# Provided data:
--
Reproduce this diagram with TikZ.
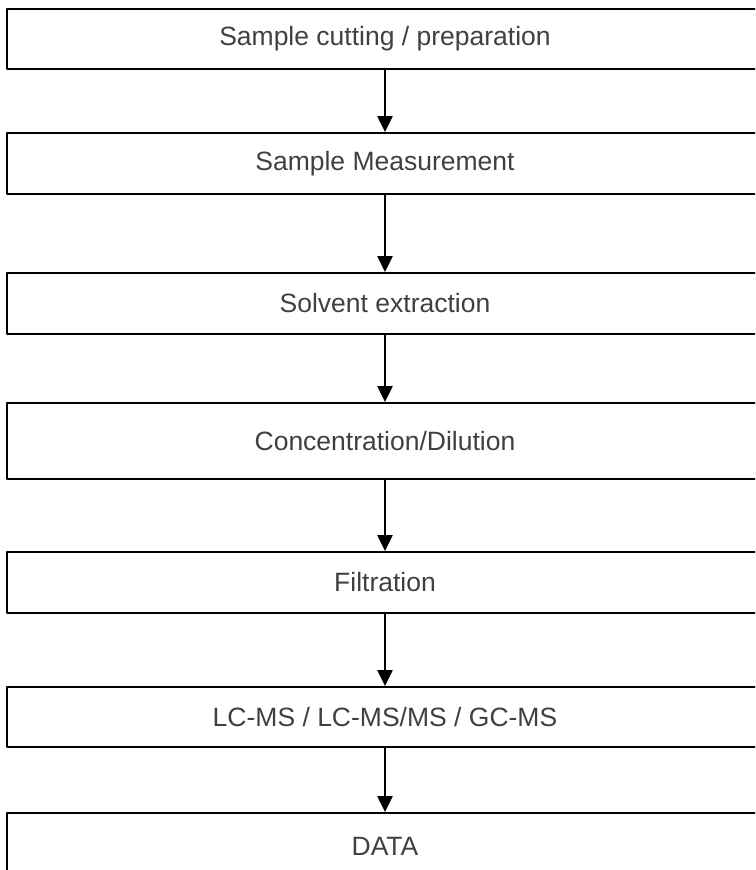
\documentclass[tikz,border=0pt]{standalone}
\usepackage{fontspec}
\setmainfont{Liberation Sans}
\usetikzlibrary{arrows.meta}
\tikzset{
  stepbox/.style={draw, line width=1.8pt, minimum width=756pt, inner sep=0pt,
    text=black!75, font=\fontsize{26.5}{30}\selectfont},
  flow/.style={line width=2.2pt, -{Triangle[width=15pt,length=16pt]}}
}
\begin{document}
\begin{tikzpicture}[x=1pt, y=-1pt, line join=round]
	%%%%%%%%%%%%%%%%%%%%%%%%%%%%%%%%%
	\useasboundingbox (0,0) rectangle (755,870);
	\clip (0,0) rectangle (755,870);
	%%%%%%%%%%%%%%%%%%%%%%%%%%%%%%%%%
	\node[stepbox, minimum height=60pt] (cut)    at (385,39)  {Sample cutting / preparation};
	\node[stepbox, minimum height=61pt] (meas)   at (385,163.5) {Sample Measurement};
	\node[stepbox, minimum height=61pt] (solv)   at (385,303.5) {Solvent extraction};
	\node[stepbox, minimum height=76pt] (conc)   at (385,441) {Concentration/Dilution};
	\node[stepbox, minimum height=61pt] (filt)   at (385,582.5) {Filtration};
	\node[stepbox, minimum height=60pt] (ms)     at (385,717) {LC-MS / LC-MS/MS / GC-MS};
	\node[stepbox, minimum height=66pt] (data)   at (385,846) {DATA};
	%%%%%%%%%%%%%%%%%%%%%%%%%%%%%%%%%
	\foreach \a/\b in {cut/meas, meas/solv, solv/conc, conc/filt, filt/ms, ms/data}
		\draw[flow] (\a.south) -- (\b.north);
	%%%%%%%%%%%%%%%%%%%%%%%%%%%%%%%%%
\end{tikzpicture}
\end{document}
--
# Given task:
Write the lines above out again exactly, without any of their pictures.

# Solution:
Reproduce this diagram with TikZ.
\documentclass[tikz,border=0pt]{standalone}
\usepackage{fontspec}
\setmainfont{Liberation Sans}
\usetikzlibrary{arrows.meta}
\tikzset{
  stepbox/.style={draw, line width=1.8pt, minimum width=756pt, inner sep=0pt,
    text=black!75, font=\fontsize{26.5}{30}\selectfont},
  flow/.style={line width=2.2pt, -{Triangle[width=15pt,length=16pt]}}
}
\begin{document}
\begin{tikzpicture}[x=1pt, y=-1pt, line join=round]
	%%%%%%%%%%%%%%%%%%%%%%%%%%%%%%%%%
	\useasboundingbox (0,0) rectangle (755,870);
	\clip (0,0) rectangle (755,870);
	%%%%%%%%%%%%%%%%%%%%%%%%%%%%%%%%%
	\node[stepbox, minimum height=60pt] (cut)    at (385,39)  {Sample cutting / preparation};
	\node[stepbox, minimum height=61pt] (meas)   at (385,163.5) {Sample Measurement};
	\node[stepbox, minimum height=61pt] (solv)   at (385,303.5) {Solvent extraction};
	\node[stepbox, minimum height=76pt] (conc)   at (385,441) {Concentration/Dilution};
	\node[stepbox, minimum height=61pt] (filt)   at (385,582.5) {Filtration};
	\node[stepbox, minimum height=60pt] (ms)     at (385,717) {LC-MS / LC-MS/MS / GC-MS};
	\node[stepbox, minimum height=66pt] (data)   at (385,846) {DATA};
	%%%%%%%%%%%%%%%%%%%%%%%%%%%%%%%%%
	\foreach \a/\b in {cut/meas, meas/solv, solv/conc, conc/filt, filt/ms, ms/data}
		\draw[flow] (\a.south) -- (\b.north);
	%%%%%%%%%%%%%%%%%%%%%%%%%%%%%%%%%
\end{tikzpicture}
\end{document}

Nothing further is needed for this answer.